LightSquared was going to build an LTE network that they would wholesale out – but it was dependent on using spectrum that supposedly interferes with GPS operations, so their plan is in doubt now. One of their big customers was going to be Sprint, which unfortunately invested in WiMax for 4G, because they didn’t want to wait for LTE (they were essentially punished for trying to accelerate the adoption of technology). Sprint just backed out of that deal, as it doesn’t look like LS is going to make it happen.

realists50, I get your comparison to railroads, but it’s not entirely fair. The railroads in the US refuse to modernize, which is why they run so much slower than they do in other countries. None of them want to invest in new rails, maybe in the other countries, the government subsidizes that, but the U.S. stubbornly insists on only (seriously) subsidizing air and auto travel.
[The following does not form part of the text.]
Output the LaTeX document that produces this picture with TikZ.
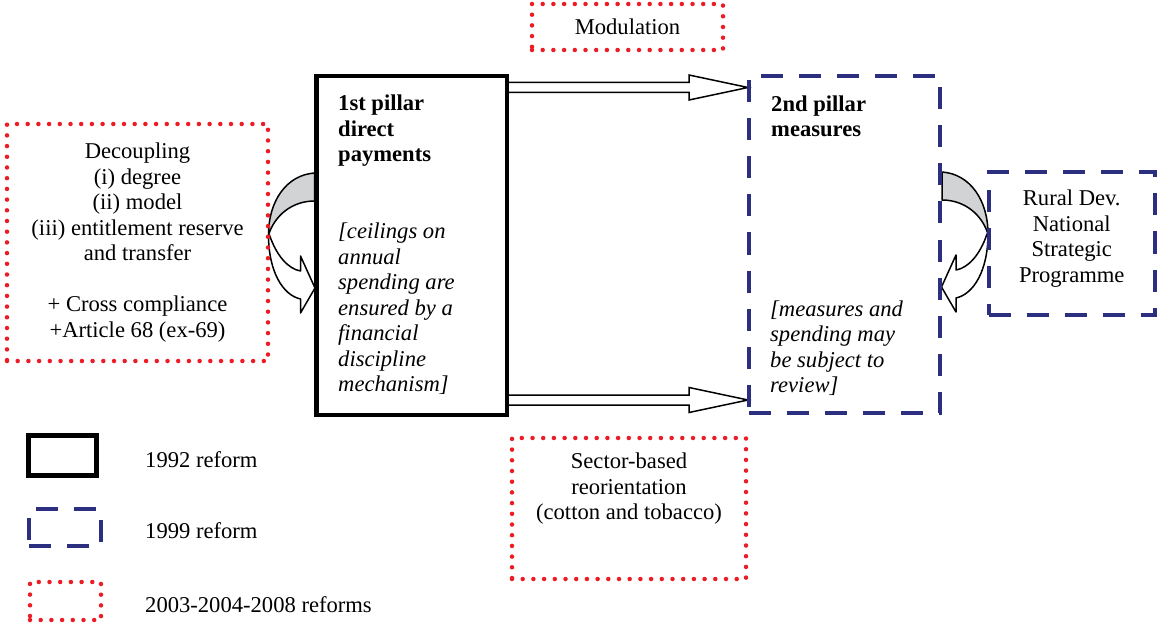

By: realist50 Tue, 20 Mar 2012 17:51:08 +0000 TFF and KenG, I view return on equity as a good metric in analyzing a capital-intensive business. Verizon’s trailing ROE is 11.8% – decent but far from exciting. AT&T’s trailing ROE is 3.8%, which is anemic but depressed by the 1-time charges from break-up fees on the T-Mobile deal. The analyst consensus forward EPS implies an ROE of about 14%, which I’d also put in the range of OK but not too exciting.

To compare both of them to a company in a different capital-intensive industry, Union Pacific’s ROE is 18%. Recall that upon purchasing Burlington Northern, Buffett described the railroad business as a good business but not a great business, due to capital requirements. Railroads are also less vulnerable to technology changes than mobile telecom.